BTIG has reduced its price objective for Tyler Technologies (NYSE: TYL) to $470.00 from $560.00 but maintained a Buy rating as the software provider prepares to report fourth-quarter results. The company is scheduled to release its Q4 results on Wednesday after the market close.
BTIG analyst Allan Verkhovski described conditions around the stock as a "challenging backdrop," noting that Tyler shares have fallen roughly 43% over the past year compared with a 22% decline in the iShares Expanded Tech-Software ETF over the same period.
Despite those headwinds, the research note highlighted areas of potential resilience. BTIG observed that Tyler continued to provide guidance through an extended government shutdown during the quarter and emphasized that the firm benefits from strong revenue visibility stemming from its government vertical business.
The firm also argued that the market may be undervaluing Tyler's positioning on AI. BTIG pointed out that Tyler often serves as the system of record in "zero-error, highly regulated public-sector environments," where requirements for auditability and statutory compliance can create high barriers to entry and help protect long-term customer relationships.

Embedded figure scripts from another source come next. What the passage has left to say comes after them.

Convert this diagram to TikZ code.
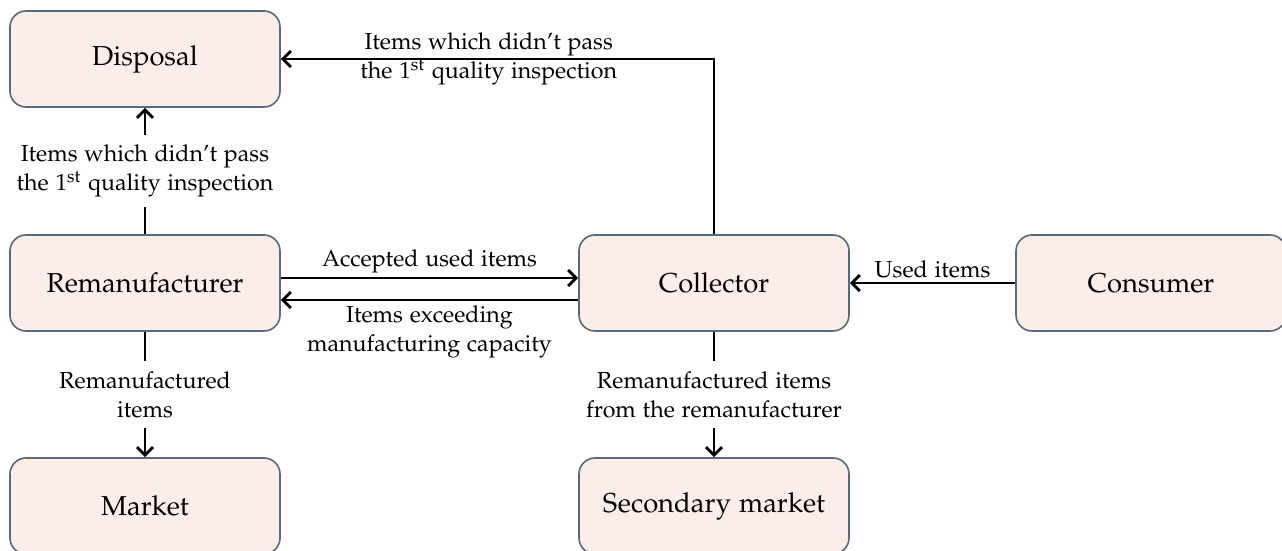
\documentclass[tikz,border=0pt]{standalone}
\usepackage[T1]{fontenc}
\usepackage[sc]{mathpazo}
\usepackage{tikz}
\usetikzlibrary{arrows.meta}

\definecolor{boxfill}{RGB}{251,238,232}
\definecolor{boxline}{RGB}{88,104,128}

\tikzset{
    block/.style = {draw = boxline, fill = boxfill, line width = 0.8pt,
        rounded corners = 8pt, minimum width = 135pt, minimum height = 48pt,
        font = \fontsize{13.7}{17}\selectfont},
    flow/.style = {line width = 1.4pt, -{Straight Barb[length = 4pt, width = 8pt]}},
    lbl/.style = {align = center, font = \fontsize{11.6}{14.5}\selectfont, inner sep = 2pt}
}

\begin{document}
\begin{tikzpicture}[x = 0.5pt, y = -0.5pt]
    \useasboundingbox (0,0) rectangle (1282,551);

    % boxes
    \node[block] (disposal)  at (145,59)  {Disposal};
    \node[block] (reman)     at (145,283) {Remanufacturer};
    \node[block] (market)    at (145,506) {Market};
    \node[block] (collector) at (714,283) {Collector};
    \node[block] (secmarket) at (714,506) {Secondary market};
    \node[block] (consumer)  at (1151,283) {Consumer};

    % flows between them
    \draw[flow] (reman.north) --
        node[lbl, fill = white, inner sep = 5pt]{Items which didn't pass\\the 1\textsuperscript{st} quality inspection}
        (disposal.south);

    \draw[flow] (reman.south) --
        node[lbl, fill = white, inner sep = 5pt]{Remanufactured\\items}
        (market.north);

    \draw[flow] (collector.south) --
        node[lbl, fill = white, inner sep = 5pt]{Remanufactured items\\from the remanufacturer}
        (secmarket.north);

    \draw[flow] ([yshift = 2.5pt]reman.east) --
        node[lbl, above]{Accepted used items}
        ([yshift = 2.5pt]collector.west);

    \draw[flow] ([yshift = -8.5pt]collector.west) --
        node[lbl, below]{Items exceeding\\manufacturing capacity}
        ([yshift = -8.5pt]reman.east);

    \draw[flow] (consumer.west) --
        node[lbl, above]{Used items}
        (collector.east);

    \draw[flow] (collector.north) |-
        node[lbl, pos = 0.76]{Items which didn't pass\\the 1\textsuperscript{st} quality inspection}
        (disposal.east);
\end{tikzpicture}
\end{document}
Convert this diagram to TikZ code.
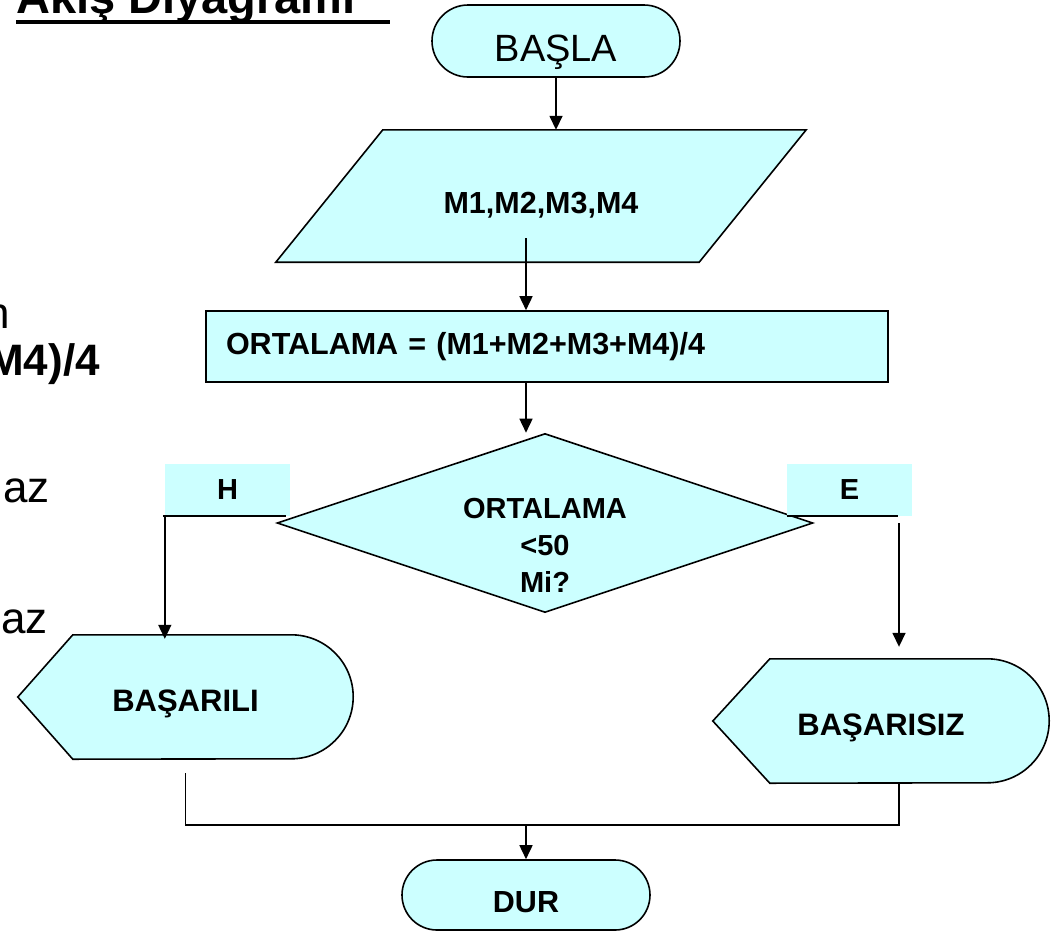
\documentclass[tikz,border=0pt]{standalone}
\usepackage{fontspec}
\setmainfont{Liberation Sans}
\usetikzlibrary{arrows.meta,positioning,shapes.geometric,shapes.misc,backgrounds}
\definecolor{boxcyan}{RGB}{204,255,255}

\begin{document}
\begin{tikzpicture}[
  x=1pt, y=-1pt,
  every node/.style={inner sep=0pt},
  term/.style={draw,fill=boxcyan,line width=1.6pt,rounded rectangle,minimum width=248pt,minimum height=72pt},
  io/.style={minimum width=423pt,minimum height=132pt,text height=34pt,text depth=0pt},
  proc/.style={draw,fill=boxcyan,line width=1.6pt,minimum width=682pt,minimum height=71pt,inner xsep=20pt,text width=642pt,align=left},
  dec/.style={draw,fill=boxcyan,line width=1.6pt,diamond,minimum width=536pt,minimum height=179pt},
  disp/.style={draw,fill=boxcyan,line width=1.6pt},
  tag/.style={fill=boxcyan,minimum width=125pt,minimum height=52pt},
  bt/.style={font=\bfseries\fontsize{30.5}{37}\selectfont},
  dt/.style={font=\bfseries\fontsize{29}{37}\selectfont},
  bigbt/.style={font=\bfseries\fontsize{31}{37}\selectfont,text height=28pt,text depth=0pt},
  slide/.style={font=\fontsize{44}{50}\selectfont},
  wire/.style={line width=1.6pt},
  arr/.style={-{Triangle[length=14pt,width=13pt]},line width=1.6pt}
]
\useasboundingbox (0,0) rectangle (1060,932);

% slide text behind the chart
\node[anchor=base west,font=\bfseries\fontsize{47}{50}\selectfont] (title) at (16,13) {Akış Diyagramı};
\draw[line width=4pt] ([yshift=-9pt]title.base west) -- ++(374,0);
\node[slide,anchor=base east] (txtn) at (10,328) {n};
\node[slide,font=\bfseries\fontsize{44}{50}\selectfont,anchor=base east] (txtm) at (100,375) {M4)/4};
\node[slide,anchor=base east] (txtaz) at (50,502) {az};
\node[slide,anchor=base east] (txtazz) at (48,633) {az};

% flow chart
\node[term,font=\fontsize{38}{40}\selectfont,text height=41pt,text depth=0pt] (start) at (556,41) {BAŞLA};
\node[io,bt] (inp) at (541,196) {M1,M2,M3,M4};
\node[proc,bt] (calc) at (547,346.5) {ORTALAMA = (M1+M2+M3+M4)/4};
\node[dec,label={[dt,align=center,yshift=-22pt]center:ORTALAMA\\<50\\Mi?}] (test) at (545,523) {};
\node[tag,dt] (htag) at (227.5,490) {H};
\node[tag,dt] (etag) at (849.5,490) {E};
\node[bigbt,minimum width=335pt,minimum height=124pt] (ok) at (185.5,697) {BAŞARILI};
\node[bigbt,minimum width=336pt,minimum height=124pt] (fail) at (881,721) {BAŞARISIZ};
\node[term,bt,minimum height=70pt,text height=35pt,text depth=0pt] (stop) at (526,895) {DUR};

\begin{scope}[on background layer]
\draw[disp] ([xshift=-53.5pt]inp.south west) -- ([xshift=53.5pt]inp.north west)
  -- ([xshift=53.5pt]inp.north east) -- ([xshift=-53.5pt]inp.south east) -- cycle;
\draw[disp] (ok.west) -- ([xshift=55pt]ok.north west) -- ([xshift=-62pt]ok.north east)
  arc[start angle=90,end angle=-90,radius=62pt] -- ([xshift=55pt]ok.south west) -- cycle;
\draw[disp] (fail.west) -- ([xshift=57pt]fail.north west) -- ([xshift=-62pt]fail.north east)
  arc[start angle=90,end angle=-90,radius=62pt] -- ([xshift=57pt]fail.south west) -- cycle;
\end{scope}

\coordinate (inpout) at (526,238);
\coordinate (eout) at (899,523);
\coordinate (okout) at ([yshift=-14pt]ok.south);
\coordinate (join) at (526,825);

\draw[arr] (start) -- (start.south |- inp.north);
\draw[arr] (inpout) -- (inpout |- calc.north);
\draw[arr] (calc.south -| inpout) -- (inpout |- test.north);
\draw[wire] ([xshift=-2pt]htag.south west) -- ([xshift=-4pt]htag.south east);
\draw[arr] (htag.south west) -- ([yshift=-4pt]htag.south west |- ok.north);
\draw[wire] (etag.south west) -- ([xshift=-14pt]etag.south east);
\draw[arr,shorten >=12pt] (eout) -- (eout |- fail.north);
\draw[wire] (okout) |- (join) -| (eout |- fail.south);
\draw[arr] (join) -- (stop.north);
\end{tikzpicture}
\end{document}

From a valuation perspective, BTIG flagged what it described as a "compelling opportunity," with Tyler trading at about a 30% discount to vertical SaaS peers. The analyst house expects SaaS revenue could accelerate in the coming quarter and suggested the company may reiterate its 20% growth outlook for fiscal year 2026.
Corporate activity and capital allocation moves were also noted. Tyler unveiled a $1 billion repurchase program for its Class A Common Stock, a signal the company believes in its strategic direction. In addition, Tyler has entered into a definitive agreement to acquire For The Record, a digital court-recording provider, for approximately $212.5 million in cash. That deal is expected to close in the first quarter of 2026, subject to regulatory approvals.
Other broker adjustments were detailed as well. TD Cowen lowered its price target for Tyler to $600 from $650 while maintaining a Buy rating and emphasizing that SaaS bookings will be a focal point for investors when the company reports. Piper Sandler trimmed its target to $671 from $708, keeping an Overweight rating and calling attention to projected growth in SaaS revenue and free cash flow through 2026.
The combination of analyst target changes, the share repurchase authorization, and the announced acquisition frames a period of strategic activity and market reassessment for Tyler as it moves into the Q4 earnings release.
Key points
- BTIG lowered its price target on Tyler to $470 from $560 while retaining a Buy rating ahead of Q4 results - impacts equity markets and software sector coverage.
- Tyler faces a difficult share-price backdrop - shares are down about 43% year-over-year versus a 22% drop in an expanded tech-software ETF - relevant to investors tracking valuation and sector rotation.
- BTIG cites strong revenue visibility in government verticals, asserted AI defensibility in regulated public-sector environments, a $1 billion buyback plan, and a planned acquisition of For The Record for $212.5 million in cash - relevant to government tech and vertical SaaS investors.
Risks and uncertainties
- Continued share-price volatility amid what BTIG calls a "challenging backdrop" - this affects investors and the broader technology equity market.
- Outcome of regulatory approvals for the For The Record acquisition - closure is expected in Q1 2026 but remains contingent on approvals, which affects M&A and corporate strategy execution.
- Reliance on government vertical revenue visibility amid events such as an extended government shutdown - such political or operational disruptions can affect contract timing and collections, with implications for public-sector software providers and suppliers.